What are your thoughts on Passive Radiators in speaker design?

I've had many different speakers (and like many here, have heard countless varieties outside my home), from ported, to sealed, to passive radiator, to transmission line.

In my experience by far the best bass has come from the Thiels I've owned - CS6, 3.7, 2.7 which use passive radiators.  The bass in these designs are punchy yet as tonally controlled, or more, than any other speaker design I've heard.  So I figure the choice of a passive radiator must be involved somehow, and it makes me wonder why more speaker designers don't use this method.  It seems to give some of both worlds: extended bass, no port noise, tonally correct.

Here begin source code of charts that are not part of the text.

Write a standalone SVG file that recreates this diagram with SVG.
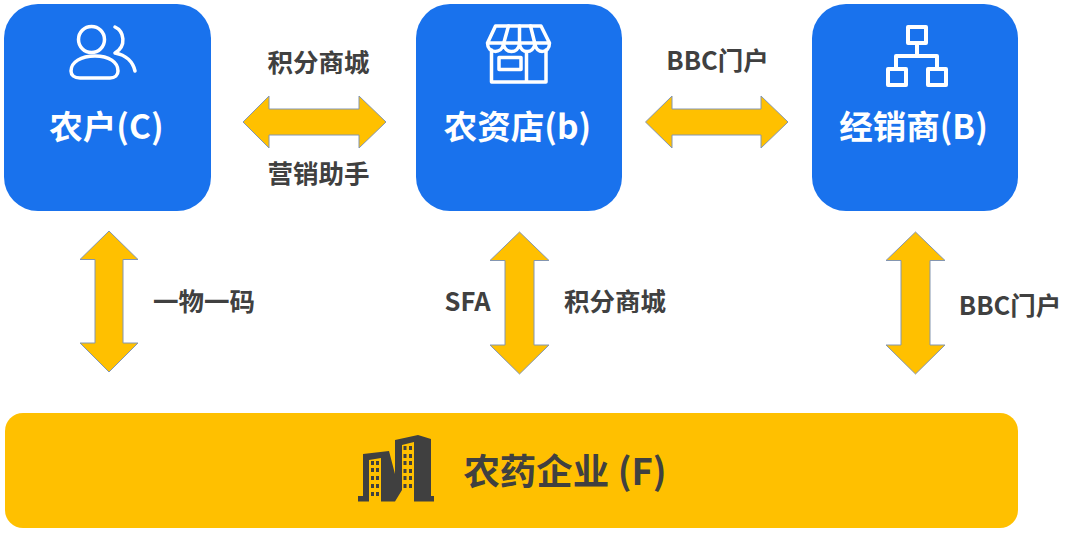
<svg xmlns="http://www.w3.org/2000/svg" width="1080" height="533" viewBox="0 0 1080 533">
<style>
text{font-family:"Noto Sans CJK SC","Open Sans",sans-serif;font-weight:700;text-anchor:middle}
.box{fill:#1972ed}
.title{fill:#fff;font-size:33.500px}
.label{fill:#404040;font-size:25.500px}
.arrow{fill:#ffc000;stroke:#8496b0;stroke-width:1}
.ico{fill:none;stroke:#fff;stroke-width:3.500;stroke-linecap:round;stroke-linejoin:round}
</style>
<rect width="1080" height="533" fill="#fff"/>
<g id="connectors">
<polygon class="arrow" points="243,122 269,96 269,109 359,109 359,96 386,122 359,148 359,135 269,135 269,148"/>
<polygon class="arrow" points="645.500,122 672,96 672,109 761,109 761,96 788,122 761,148 761,135 672,135 672,148"/>
<polygon class="arrow" points="109,231 138,259.500 123,259.500 123,343 138,343 109,372 80,343 95,343 95,259.500 80,259.500"/>
<polygon class="arrow" points="519.500,232 549,260.500 534,260.500 534,345 549,345 519.500,374 490,345 505,345 505,260.500 490,260.500"/>
<polygon class="arrow" points="915.500,232 945,260.500 930,260.500 930,345 945,345 915.500,374 886,345 901,345 901,260.500 886,260.500"/>
</g>
<g id="node-farmer">
<rect class="box" x="4" y="4" width="207" height="207" rx="34"/>
<circle class="ico" cx="91.500" cy="39.500" r="13"/>
<path class="ico" d="M80,78 C74,78 71,75 71,71 C71,62 81,56 95,56 C109,56 118,62 118,71 C118,75 115,78 110,78 Z"/>
<path class="ico" d="M115,27 C124,31 127,46 115,53 C126,55 133,62 135,71"/>
<text class="title" x="106.500" y="139">农户(C)</text>
</g>
<g id="node-store">
<rect class="box" x="416" y="4" width="206" height="207" rx="34"/>
<g class="ico">
<path d="M495.500,26 H541 L549.500,43 C549.500,54 536,54 535,44 C533,54 521,54 519.500,44 C518,54 505,54 503.500,44 C502,54 487.500,54 487.500,43 Z M487.500,43 H549.500"/>
<path d="M508.500,26 L503.500,44 M519.500,26 V44 M530.500,26 L535,44"/>
<path d="M491.500,50 V82 H546 V50 M526.500,52 V82"/>
<rect x="499" y="57.500" width="22" height="12"/>
</g>
<text class="title" x="517.500" y="139">农资店(b)</text>
</g>
<g id="node-dealer">
<rect class="box" x="812" y="4" width="206" height="207" rx="34"/>
<g class="ico" style="stroke-width:4">
<rect x="908" y="27" width="18" height="16"/>
<path d="M917,43 V56 M896,68 V56 H937 V68"/>
<rect x="888" y="69" width="18" height="16"/>
<rect x="928" y="69" width="18" height="16"/>
</g>
<text class="title" x="913.500" y="139">经销商(B)</text>
</g>
<g id="node-company">
<rect x="5" y="413" width="1013" height="115" rx="18" fill="#ffc000"/>
<path fill="#404040" d="M358,496 H363 V454 L389,451 L395,474 V440 L418,435 L431,439 V496 H434 V501.500 H414 V442 L402,445 V490 L395,501.500 H381 V458 L369,460 V501.500 H358 Z"/>
<g fill="#404040">
<rect x="371" y="461" width="3" height="4"/><rect x="376" y="461" width="3" height="4"/>
<rect x="371" y="468" width="3" height="4"/><rect x="376" y="468" width="3" height="4"/>
<rect x="371" y="476" width="3" height="4"/><rect x="376" y="476" width="3" height="4"/>
<rect x="371" y="484" width="3" height="4"/><rect x="376" y="484" width="3" height="4"/>
<rect x="371" y="492" width="3" height="4"/><rect x="376" y="492" width="3" height="4"/>
<rect x="403.500" y="446" width="3" height="4"/><rect x="409" y="446" width="3" height="4"/>
<rect x="403.500" y="454" width="3" height="4"/><rect x="409" y="454" width="3" height="4"/>
<rect x="403.500" y="461" width="3" height="4"/><rect x="409" y="461" width="3" height="4"/>
<rect x="403.500" y="469" width="3" height="4"/><rect x="409" y="469" width="3" height="4"/>
<rect x="403.500" y="476" width="3" height="4"/><rect x="409" y="476" width="3" height="4"/>
<rect x="403.500" y="484" width="3" height="4"/><rect x="409" y="484" width="3" height="4"/>
</g>
<text x="565" y="485" fill="#404040" font-size="36.500">农药企业 (F)</text>
</g>
<g id="labels">
<text class="label" x="318.500" y="72">积分商城</text>
<text class="label" x="318.500" y="183">营销助手</text>
<text class="label" x="717.500" y="70">BBC门户</text>
<text class="label" x="204" y="311">一物一码</text>
<text class="label" x="467.500" y="311">SFA</text>
<text class="label" x="615" y="311">积分商城</text>
<text class="label" x="1010" y="315">BBC门户</text>
</g>
</svg>
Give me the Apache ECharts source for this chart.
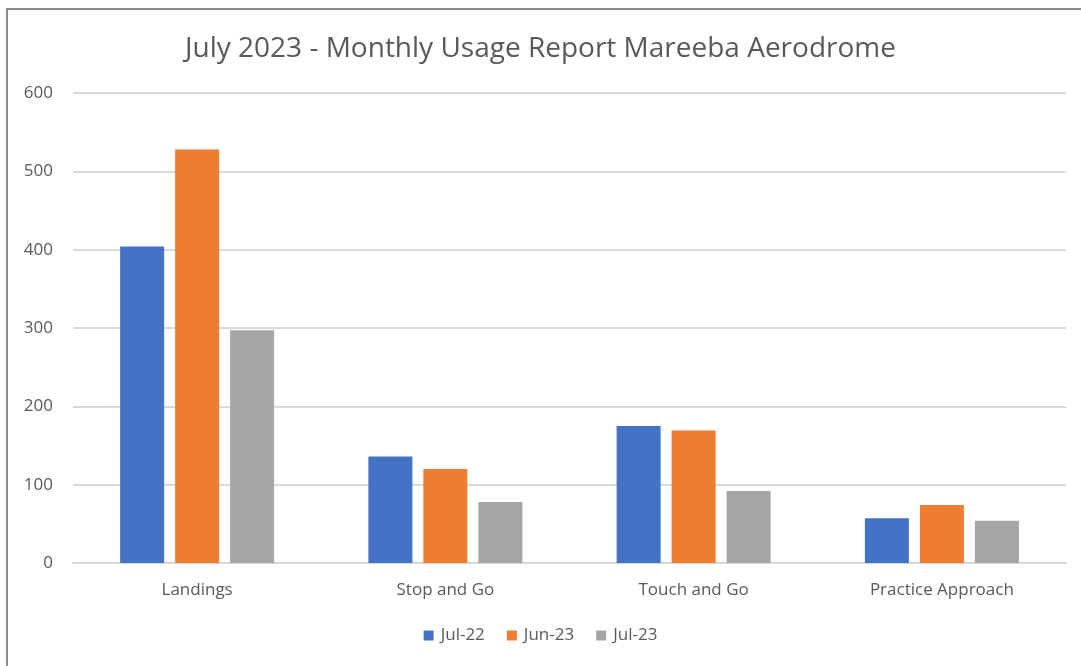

And yet, it seems a relatively rare design choice for speaker manufacturers.

Thoughts?
prof
Do you mean a sealed box, equalized within a transmission line? I guess that would make sense?
This would be only for the very, very low frequencies I assume.
I have always liked transmission line bass. Very relaxed and effortless.
I have had virtually every flavor on the market, since 1956. Planar, electrostatic, loaded, ported, open air. It is my feeling that, while the loaded are power shy I find the ported boxes offer some Chuffing. I find this disconcerting. Currently I am happy with the 3 individual enclosures per side, 2-6 inch Scan speaks per box, for a total of 6 small woofers per side to be quite rewarding. Quick, powerful,authoritative and natural. No lumbering giant cone, no vent. I may stay with this configuration forever.
Speaking of the east coast sound pat5jfet referred to, I have a pair of EPI 200C's I picked up for cheap a few years ago from the original owner that bought them in the 70's, like new grills and cabinets. I can't remember the details of the history, but I recall Genesis factored into the lineage somewhere. A fellow named Huh Powell was once associated with one or both of the companies and still provides parts and service for the brands in New Hampshire. I bought updated jack panels/crossover caps for the 200C's couple years ago. With a big passive radiator, 12" IIRC, and the inverted dome tweeter they are very nice sounding and doing active duty in my third system now.
OP,

I agree, it seems like a very good way to deal with the air, but sometimes it makes no sense to me.

The KEF Q series floorstanders for instance seem to me to be a complete engineering disaster.  You have two chambers, one on top that holds the uni-q array (tweeter and midrange) and one passive radiator, then the bottom chamber holds an active woofer and passive radiator.

SO..  When the active woofer is moving OUTWARD the passive radiator is moving INWARD.  180 Degress out of phase.  How can you deliver a clean wave to your listener when BOTH the top and bottom passive radiators are 180 degrees out of phase??? They should have been place on the back, or bottom IMO.